1. When there are two or more rather distinct client groups, create a user satisfaction test for each group. Each test will have its own adjectives, and the different groups may find it informative to see the others' tests. The designer, too, will find this exercise useful for surfacing ambiguities and potential conflicts.

2. During the life of a long project, you can normally expect a small, steady decline in measured user satisfaction. People grow bored, or interested in other things, so nothing quite matches the excitement of a brand-new project. Don't be unduly concerned by such a gradual decline, but, on the other hand, consider whether you need to do something—not too severe—to revive flagging interest.

3. Be sure to choose your sample large enough so it won't be overly affected by one individual. If one individual has a real gripe, you'll see it in the comments, or just as a sharp change in the individual rankings.

4. Be sure to maintain the size of your sample throughout the life of the project. If people leave, they must be replaced to keep the samples reasonably comparable.

5. If you have trouble handling bizarre comments, you may want to put an additional check-box on your user satisfaction test:

□ I have more to say. Please see me or call.

6. To create a statistically significant survey, seek the advice of a competent statistician, but first you may want to ask if your survey needs to be statistically significant. Most of the time, it will be more important just to keep the information flowing, and to follow up on any changes with interviews. Don't get bogged down in mathematics. You're after usable information, not publishable theories.
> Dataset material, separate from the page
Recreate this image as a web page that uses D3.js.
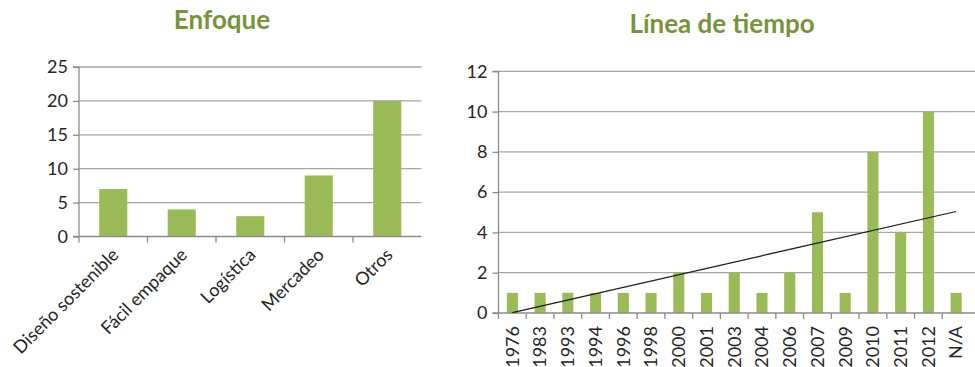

7. Ken de Lavigne warns that if you do use a prototype as a satisfaction measuring device, "Don't sell it!" He's speaking from experience in the software industry, but in many industries such as aerospace, the first prototype is so expensive, it also has to be the first production model. In those cases where the prototype is not quite so expensive—when, say, designing furniture—you can sell it as a designer original. In the quest for maximum financial return, it's all too easy to forget the prototype's information function.

21.6 Summary

Why?

The easiest and only reliable way to ensure users will be satisfied with the ultimate design is to measure their satisfaction as the design takes form. Without regular measurement, it's too easy to engender the response of the American who went to Paris and ordered tete de veau (calf's head) in a three-star restaurant. When he saw the veal head's beady little eyes staring at him from the platter, all he could say was "What's that?" He never did manage to eat it.

When?

Create the user satisfaction test as early in the project as possible, soon after the attributes are listed for the first time. Administer the test on a regular basis, with the interval depending on the project's lifetime. On a one-year project, monthly surveys would seem about right.

How?

Follow this cycle:

1. Create a user satisfaction test for your own project. Use our form or some other that suits the culture of your organization. And above all, be sure to get user involvement in the process.

2. Administer the test regularly, as promised.

3. Tabulate each category and the overall satisfaction rating, then look for shifts. Follow up on the shifts to find out what's behind them.

4. Pay particular attention to any comments, especially if they express strong feelings. Never forget feelings are facts, the most important facts you have about the people for whom you're creating this system in the first place.

5. Whether or not you use a user satisfaction test, don't forget to use all the information about user satisfaction from other sources, such as reactions to prototypes, or simply off-hand comments.

Who?

All users should at least be represented in the sample. Be sure to replace people who leave the purview of the project.

Use the test with the design team, too, but keep the tabulations separate. If the measures differ widely, call a meeting of the designers and users to find out why.